Entries with chart source code:
__________________________________________________

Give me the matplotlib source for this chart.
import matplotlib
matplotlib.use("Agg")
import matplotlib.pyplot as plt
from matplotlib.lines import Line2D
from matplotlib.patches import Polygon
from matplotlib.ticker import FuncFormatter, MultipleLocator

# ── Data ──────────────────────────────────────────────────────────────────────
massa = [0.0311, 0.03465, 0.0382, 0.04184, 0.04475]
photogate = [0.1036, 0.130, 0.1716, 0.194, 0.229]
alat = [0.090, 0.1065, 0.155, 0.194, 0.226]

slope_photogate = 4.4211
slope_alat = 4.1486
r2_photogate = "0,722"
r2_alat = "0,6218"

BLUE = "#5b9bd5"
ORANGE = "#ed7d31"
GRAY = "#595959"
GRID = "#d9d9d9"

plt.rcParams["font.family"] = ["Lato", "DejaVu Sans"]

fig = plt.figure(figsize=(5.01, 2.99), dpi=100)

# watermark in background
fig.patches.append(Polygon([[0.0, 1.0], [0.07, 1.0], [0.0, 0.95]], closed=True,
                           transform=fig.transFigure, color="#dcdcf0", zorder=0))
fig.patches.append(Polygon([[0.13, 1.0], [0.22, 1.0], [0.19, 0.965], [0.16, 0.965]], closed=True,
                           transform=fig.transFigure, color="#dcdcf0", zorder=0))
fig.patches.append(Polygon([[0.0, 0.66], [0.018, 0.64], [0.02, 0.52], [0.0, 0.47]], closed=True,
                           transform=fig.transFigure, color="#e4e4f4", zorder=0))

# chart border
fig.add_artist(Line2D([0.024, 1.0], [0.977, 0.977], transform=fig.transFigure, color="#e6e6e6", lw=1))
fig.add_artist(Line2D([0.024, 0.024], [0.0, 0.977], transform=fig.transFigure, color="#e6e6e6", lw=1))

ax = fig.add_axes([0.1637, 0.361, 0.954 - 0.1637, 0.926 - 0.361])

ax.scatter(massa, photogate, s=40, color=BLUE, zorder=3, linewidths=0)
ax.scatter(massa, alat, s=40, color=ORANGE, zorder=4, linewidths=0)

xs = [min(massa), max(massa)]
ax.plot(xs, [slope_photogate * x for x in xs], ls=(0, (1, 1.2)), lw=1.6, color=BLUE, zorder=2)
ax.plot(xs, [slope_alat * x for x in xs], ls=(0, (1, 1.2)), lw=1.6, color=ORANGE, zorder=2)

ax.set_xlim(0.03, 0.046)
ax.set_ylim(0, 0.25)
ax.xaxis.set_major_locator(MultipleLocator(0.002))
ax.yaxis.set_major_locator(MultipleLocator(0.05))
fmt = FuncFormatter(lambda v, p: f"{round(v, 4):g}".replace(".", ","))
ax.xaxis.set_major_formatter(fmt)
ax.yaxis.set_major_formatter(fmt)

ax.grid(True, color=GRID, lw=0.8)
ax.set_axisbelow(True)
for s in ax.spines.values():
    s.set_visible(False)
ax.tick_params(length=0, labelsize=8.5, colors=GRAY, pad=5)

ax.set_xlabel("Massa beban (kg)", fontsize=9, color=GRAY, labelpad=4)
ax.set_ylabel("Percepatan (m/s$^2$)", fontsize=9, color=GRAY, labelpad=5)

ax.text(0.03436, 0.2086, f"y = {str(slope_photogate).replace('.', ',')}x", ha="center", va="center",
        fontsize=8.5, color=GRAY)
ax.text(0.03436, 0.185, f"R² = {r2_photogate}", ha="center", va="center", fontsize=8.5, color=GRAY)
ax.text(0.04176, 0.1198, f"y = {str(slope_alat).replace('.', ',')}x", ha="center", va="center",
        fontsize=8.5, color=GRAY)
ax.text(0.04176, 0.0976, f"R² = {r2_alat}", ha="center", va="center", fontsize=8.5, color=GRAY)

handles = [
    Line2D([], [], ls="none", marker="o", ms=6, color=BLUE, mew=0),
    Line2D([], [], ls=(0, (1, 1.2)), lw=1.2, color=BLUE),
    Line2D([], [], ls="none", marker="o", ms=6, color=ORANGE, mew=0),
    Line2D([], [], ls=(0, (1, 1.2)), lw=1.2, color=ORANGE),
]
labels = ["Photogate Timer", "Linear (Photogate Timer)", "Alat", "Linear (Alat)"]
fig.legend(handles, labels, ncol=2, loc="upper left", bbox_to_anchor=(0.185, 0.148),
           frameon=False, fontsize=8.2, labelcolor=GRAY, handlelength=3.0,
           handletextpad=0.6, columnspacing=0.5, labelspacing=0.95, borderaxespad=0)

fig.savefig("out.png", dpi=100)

__________________________________________________

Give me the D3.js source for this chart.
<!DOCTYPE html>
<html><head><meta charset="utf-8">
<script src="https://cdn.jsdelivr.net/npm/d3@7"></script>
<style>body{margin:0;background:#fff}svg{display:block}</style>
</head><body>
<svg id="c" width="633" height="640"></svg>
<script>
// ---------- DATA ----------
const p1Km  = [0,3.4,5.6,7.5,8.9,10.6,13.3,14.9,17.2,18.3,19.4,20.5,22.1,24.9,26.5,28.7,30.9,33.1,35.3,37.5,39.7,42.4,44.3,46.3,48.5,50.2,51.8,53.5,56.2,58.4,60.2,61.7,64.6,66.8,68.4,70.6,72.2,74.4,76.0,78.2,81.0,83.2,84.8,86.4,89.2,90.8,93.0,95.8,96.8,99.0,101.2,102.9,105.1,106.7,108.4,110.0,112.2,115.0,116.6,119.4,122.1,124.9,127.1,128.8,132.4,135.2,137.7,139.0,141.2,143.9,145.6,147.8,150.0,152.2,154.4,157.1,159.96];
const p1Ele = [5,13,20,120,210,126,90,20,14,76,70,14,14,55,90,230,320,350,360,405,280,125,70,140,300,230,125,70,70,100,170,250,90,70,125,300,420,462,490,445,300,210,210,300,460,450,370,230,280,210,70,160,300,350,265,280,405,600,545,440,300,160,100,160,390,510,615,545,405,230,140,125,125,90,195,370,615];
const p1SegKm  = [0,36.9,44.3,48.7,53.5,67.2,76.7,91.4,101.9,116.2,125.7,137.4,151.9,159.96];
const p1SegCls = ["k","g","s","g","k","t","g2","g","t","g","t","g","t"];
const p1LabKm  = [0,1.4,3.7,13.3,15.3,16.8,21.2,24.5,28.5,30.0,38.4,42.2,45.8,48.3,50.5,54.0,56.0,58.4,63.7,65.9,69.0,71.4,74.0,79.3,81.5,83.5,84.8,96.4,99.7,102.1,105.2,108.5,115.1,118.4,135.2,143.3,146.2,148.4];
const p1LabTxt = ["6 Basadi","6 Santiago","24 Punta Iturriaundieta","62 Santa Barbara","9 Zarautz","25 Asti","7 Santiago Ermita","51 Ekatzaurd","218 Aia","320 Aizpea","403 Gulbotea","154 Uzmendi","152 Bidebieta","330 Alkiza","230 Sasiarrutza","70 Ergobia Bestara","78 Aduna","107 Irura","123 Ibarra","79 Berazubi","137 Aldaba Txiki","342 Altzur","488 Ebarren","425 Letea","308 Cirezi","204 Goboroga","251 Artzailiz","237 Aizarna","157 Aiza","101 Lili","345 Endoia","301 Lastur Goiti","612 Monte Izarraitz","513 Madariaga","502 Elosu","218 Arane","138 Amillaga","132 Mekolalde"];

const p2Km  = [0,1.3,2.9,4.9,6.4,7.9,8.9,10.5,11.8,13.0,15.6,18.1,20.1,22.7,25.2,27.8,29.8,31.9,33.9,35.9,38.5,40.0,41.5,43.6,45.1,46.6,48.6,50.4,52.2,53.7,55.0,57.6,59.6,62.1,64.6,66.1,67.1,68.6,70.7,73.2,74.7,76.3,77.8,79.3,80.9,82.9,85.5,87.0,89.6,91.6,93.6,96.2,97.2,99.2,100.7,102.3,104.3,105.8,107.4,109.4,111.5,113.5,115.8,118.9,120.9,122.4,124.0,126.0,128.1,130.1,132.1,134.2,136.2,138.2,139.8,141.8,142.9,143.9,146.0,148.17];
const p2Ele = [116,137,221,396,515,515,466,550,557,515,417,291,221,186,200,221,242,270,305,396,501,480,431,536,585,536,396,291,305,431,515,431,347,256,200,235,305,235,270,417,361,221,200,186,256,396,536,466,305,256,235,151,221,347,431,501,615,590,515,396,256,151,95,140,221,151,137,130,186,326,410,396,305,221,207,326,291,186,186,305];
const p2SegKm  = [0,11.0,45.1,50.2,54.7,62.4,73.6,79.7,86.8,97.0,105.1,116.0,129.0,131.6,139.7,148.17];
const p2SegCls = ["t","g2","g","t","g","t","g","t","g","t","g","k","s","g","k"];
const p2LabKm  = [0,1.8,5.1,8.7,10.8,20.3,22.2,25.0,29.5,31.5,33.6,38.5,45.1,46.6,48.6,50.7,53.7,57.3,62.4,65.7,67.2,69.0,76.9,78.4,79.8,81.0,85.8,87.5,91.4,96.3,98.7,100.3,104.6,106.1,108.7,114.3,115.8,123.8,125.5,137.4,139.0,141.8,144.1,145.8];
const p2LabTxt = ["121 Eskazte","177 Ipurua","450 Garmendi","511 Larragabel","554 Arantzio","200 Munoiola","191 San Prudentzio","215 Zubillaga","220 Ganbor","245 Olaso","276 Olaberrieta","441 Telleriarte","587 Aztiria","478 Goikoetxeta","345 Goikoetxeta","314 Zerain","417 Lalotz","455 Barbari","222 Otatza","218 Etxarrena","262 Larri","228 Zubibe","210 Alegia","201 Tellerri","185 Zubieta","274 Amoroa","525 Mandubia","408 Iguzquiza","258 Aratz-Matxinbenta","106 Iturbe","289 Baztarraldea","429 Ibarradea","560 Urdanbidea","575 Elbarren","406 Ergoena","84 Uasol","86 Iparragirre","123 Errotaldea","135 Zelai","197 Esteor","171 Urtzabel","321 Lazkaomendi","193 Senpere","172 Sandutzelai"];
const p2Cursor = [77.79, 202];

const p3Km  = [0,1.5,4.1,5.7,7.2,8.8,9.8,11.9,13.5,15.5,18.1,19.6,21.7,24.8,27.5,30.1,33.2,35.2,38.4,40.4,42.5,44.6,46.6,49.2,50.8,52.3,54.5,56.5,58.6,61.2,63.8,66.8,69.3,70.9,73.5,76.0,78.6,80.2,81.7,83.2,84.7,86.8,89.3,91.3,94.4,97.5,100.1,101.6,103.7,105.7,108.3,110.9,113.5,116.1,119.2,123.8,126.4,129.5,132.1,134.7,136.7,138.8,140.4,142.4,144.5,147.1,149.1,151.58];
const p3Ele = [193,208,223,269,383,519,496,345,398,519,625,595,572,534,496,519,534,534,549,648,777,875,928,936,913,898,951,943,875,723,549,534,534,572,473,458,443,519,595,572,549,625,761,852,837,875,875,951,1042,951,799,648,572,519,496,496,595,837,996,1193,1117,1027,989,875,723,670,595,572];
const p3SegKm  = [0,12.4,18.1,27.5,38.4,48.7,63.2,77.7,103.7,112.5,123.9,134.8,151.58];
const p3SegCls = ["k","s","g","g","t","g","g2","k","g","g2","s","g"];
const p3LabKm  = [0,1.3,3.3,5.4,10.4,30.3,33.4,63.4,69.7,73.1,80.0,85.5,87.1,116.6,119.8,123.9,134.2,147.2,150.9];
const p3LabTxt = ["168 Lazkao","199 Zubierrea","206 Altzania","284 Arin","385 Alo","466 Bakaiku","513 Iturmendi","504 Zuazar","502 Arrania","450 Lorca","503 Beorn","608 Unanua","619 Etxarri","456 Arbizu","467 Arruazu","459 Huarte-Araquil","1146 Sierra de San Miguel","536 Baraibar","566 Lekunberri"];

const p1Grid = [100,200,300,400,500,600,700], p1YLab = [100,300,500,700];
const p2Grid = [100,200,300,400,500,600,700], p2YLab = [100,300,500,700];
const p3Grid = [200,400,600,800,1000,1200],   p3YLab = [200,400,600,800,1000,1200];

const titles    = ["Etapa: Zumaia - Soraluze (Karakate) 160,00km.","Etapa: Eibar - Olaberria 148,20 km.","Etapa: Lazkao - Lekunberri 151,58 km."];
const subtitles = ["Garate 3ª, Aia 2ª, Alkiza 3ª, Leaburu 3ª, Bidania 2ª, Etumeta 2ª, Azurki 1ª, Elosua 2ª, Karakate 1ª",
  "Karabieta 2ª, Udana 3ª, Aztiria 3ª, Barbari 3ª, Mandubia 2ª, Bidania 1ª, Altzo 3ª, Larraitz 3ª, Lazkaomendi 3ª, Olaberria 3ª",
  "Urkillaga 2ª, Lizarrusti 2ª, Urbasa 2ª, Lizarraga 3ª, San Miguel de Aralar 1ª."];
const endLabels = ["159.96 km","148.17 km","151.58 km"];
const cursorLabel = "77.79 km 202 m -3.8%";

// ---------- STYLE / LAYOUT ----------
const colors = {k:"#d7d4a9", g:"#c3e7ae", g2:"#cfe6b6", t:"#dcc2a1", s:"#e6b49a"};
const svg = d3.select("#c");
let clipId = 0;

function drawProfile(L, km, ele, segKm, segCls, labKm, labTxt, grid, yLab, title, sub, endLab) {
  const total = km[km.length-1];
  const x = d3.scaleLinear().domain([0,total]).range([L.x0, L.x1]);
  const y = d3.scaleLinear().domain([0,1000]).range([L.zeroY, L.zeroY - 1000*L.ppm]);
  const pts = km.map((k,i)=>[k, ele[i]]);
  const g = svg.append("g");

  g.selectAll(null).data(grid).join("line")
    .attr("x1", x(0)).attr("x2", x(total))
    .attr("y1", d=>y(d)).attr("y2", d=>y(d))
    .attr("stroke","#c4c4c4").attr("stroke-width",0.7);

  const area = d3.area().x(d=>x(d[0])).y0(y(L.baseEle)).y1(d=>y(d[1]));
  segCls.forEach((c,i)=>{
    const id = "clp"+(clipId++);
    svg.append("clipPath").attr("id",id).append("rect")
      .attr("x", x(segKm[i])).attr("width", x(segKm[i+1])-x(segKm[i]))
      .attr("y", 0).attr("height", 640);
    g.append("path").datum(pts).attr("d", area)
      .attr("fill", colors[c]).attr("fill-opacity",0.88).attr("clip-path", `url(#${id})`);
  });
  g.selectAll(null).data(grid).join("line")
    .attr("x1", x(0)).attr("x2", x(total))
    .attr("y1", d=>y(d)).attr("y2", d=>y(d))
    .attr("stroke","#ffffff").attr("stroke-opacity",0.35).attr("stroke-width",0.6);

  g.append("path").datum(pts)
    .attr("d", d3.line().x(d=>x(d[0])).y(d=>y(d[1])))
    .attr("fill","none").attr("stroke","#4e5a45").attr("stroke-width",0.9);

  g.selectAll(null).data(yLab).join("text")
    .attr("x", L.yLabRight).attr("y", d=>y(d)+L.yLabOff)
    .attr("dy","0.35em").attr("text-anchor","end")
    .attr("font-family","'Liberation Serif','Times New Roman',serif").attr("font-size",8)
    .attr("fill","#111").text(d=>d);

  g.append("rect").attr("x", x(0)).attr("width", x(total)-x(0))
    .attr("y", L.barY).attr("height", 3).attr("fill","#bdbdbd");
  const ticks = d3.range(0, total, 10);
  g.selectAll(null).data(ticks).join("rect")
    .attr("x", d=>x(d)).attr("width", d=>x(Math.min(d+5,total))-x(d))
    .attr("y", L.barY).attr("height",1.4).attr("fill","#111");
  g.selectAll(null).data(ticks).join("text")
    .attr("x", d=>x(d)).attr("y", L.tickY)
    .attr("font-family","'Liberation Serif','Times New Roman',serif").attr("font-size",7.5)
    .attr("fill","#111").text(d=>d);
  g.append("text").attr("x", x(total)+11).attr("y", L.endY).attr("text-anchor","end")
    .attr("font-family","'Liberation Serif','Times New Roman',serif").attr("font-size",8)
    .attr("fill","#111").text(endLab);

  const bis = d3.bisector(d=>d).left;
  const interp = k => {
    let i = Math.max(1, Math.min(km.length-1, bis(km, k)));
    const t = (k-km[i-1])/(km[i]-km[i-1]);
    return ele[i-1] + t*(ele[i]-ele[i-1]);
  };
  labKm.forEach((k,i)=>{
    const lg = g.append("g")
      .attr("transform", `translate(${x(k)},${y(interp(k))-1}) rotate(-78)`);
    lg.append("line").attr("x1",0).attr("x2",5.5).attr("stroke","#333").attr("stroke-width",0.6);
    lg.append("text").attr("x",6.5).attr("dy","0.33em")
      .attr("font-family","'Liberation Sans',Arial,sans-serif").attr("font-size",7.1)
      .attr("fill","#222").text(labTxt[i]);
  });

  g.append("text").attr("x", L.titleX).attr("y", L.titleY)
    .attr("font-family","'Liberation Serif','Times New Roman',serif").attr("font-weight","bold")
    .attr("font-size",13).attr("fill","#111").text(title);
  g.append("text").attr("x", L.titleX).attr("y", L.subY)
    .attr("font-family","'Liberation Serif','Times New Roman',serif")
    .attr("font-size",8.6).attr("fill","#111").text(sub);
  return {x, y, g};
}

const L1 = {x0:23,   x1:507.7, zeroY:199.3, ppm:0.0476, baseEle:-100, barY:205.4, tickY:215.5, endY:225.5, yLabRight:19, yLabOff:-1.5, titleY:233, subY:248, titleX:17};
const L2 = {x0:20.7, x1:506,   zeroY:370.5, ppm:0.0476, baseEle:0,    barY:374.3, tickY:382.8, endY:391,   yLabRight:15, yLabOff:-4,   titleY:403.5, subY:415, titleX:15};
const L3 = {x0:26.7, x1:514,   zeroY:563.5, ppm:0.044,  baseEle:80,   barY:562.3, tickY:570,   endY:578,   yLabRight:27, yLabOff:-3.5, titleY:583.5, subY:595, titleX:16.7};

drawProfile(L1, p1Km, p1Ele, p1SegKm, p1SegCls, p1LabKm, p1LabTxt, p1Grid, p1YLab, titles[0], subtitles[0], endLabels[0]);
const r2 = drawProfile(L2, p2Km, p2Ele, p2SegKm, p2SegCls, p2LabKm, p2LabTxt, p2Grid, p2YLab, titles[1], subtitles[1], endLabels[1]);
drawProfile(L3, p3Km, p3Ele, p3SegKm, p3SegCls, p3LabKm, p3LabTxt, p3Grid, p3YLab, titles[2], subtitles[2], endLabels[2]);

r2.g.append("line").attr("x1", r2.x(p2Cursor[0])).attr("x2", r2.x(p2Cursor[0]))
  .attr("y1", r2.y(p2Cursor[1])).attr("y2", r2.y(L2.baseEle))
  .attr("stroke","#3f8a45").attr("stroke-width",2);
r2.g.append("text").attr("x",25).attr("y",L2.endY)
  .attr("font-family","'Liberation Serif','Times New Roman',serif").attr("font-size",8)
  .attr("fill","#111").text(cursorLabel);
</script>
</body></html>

__________________________________________________

Extract the lines from the line with "Give me the matplotlib source for this chart." to the line with "ax.yaxis.set_major_formatter(fmt)", inclusive, reproducing them exactly and leaving out every other line.

Give me the matplotlib source for this chart.
import matplotlib
matplotlib.use("Agg")
import matplotlib.pyplot as plt
from matplotlib.lines import Line2D
from matplotlib.patches import Polygon
from matplotlib.ticker import FuncFormatter, MultipleLocator

# ── Data ──────────────────────────────────────────────────────────────────────
massa = [0.0311, 0.03465, 0.0382, 0.04184, 0.04475]
photogate = [0.1036, 0.130, 0.1716, 0.194, 0.229]
alat = [0.090, 0.1065, 0.155, 0.194, 0.226]

slope_photogate = 4.4211
slope_alat = 4.1486
r2_photogate = "0,722"
r2_alat = "0,6218"

BLUE = "#5b9bd5"
ORANGE = "#ed7d31"
GRAY = "#595959"
GRID = "#d9d9d9"

plt.rcParams["font.family"] = ["Lato", "DejaVu Sans"]

fig = plt.figure(figsize=(5.01, 2.99), dpi=100)

# watermark in background
fig.patches.append(Polygon([[0.0, 1.0], [0.07, 1.0], [0.0, 0.95]], closed=True,
                           transform=fig.transFigure, color="#dcdcf0", zorder=0))
fig.patches.append(Polygon([[0.13, 1.0], [0.22, 1.0], [0.19, 0.965], [0.16, 0.965]], closed=True,
                           transform=fig.transFigure, color="#dcdcf0", zorder=0))
fig.patches.append(Polygon([[0.0, 0.66], [0.018, 0.64], [0.02, 0.52], [0.0, 0.47]], closed=True,
                           transform=fig.transFigure, color="#e4e4f4", zorder=0))

# chart border
fig.add_artist(Line2D([0.024, 1.0], [0.977, 0.977], transform=fig.transFigure, color="#e6e6e6", lw=1))
fig.add_artist(Line2D([0.024, 0.024], [0.0, 0.977], transform=fig.transFigure, color="#e6e6e6", lw=1))

ax = fig.add_axes([0.1637, 0.361, 0.954 - 0.1637, 0.926 - 0.361])

ax.scatter(massa, photogate, s=40, color=BLUE, zorder=3, linewidths=0)
ax.scatter(massa, alat, s=40, color=ORANGE, zorder=4, linewidths=0)

xs = [min(massa), max(massa)]
ax.plot(xs, [slope_photogate * x for x in xs], ls=(0, (1, 1.2)), lw=1.6, color=BLUE, zorder=2)
ax.plot(xs, [slope_alat * x for x in xs], ls=(0, (1, 1.2)), lw=1.6, color=ORANGE, zorder=2)

ax.set_xlim(0.03, 0.046)
ax.set_ylim(0, 0.25)
ax.xaxis.set_major_locator(MultipleLocator(0.002))
ax.yaxis.set_major_locator(MultipleLocator(0.05))
fmt = FuncFormatter(lambda v, p: f"{round(v, 4):g}".replace(".", ","))
ax.xaxis.set_major_formatter(fmt)
ax.yaxis.set_major_formatter(fmt)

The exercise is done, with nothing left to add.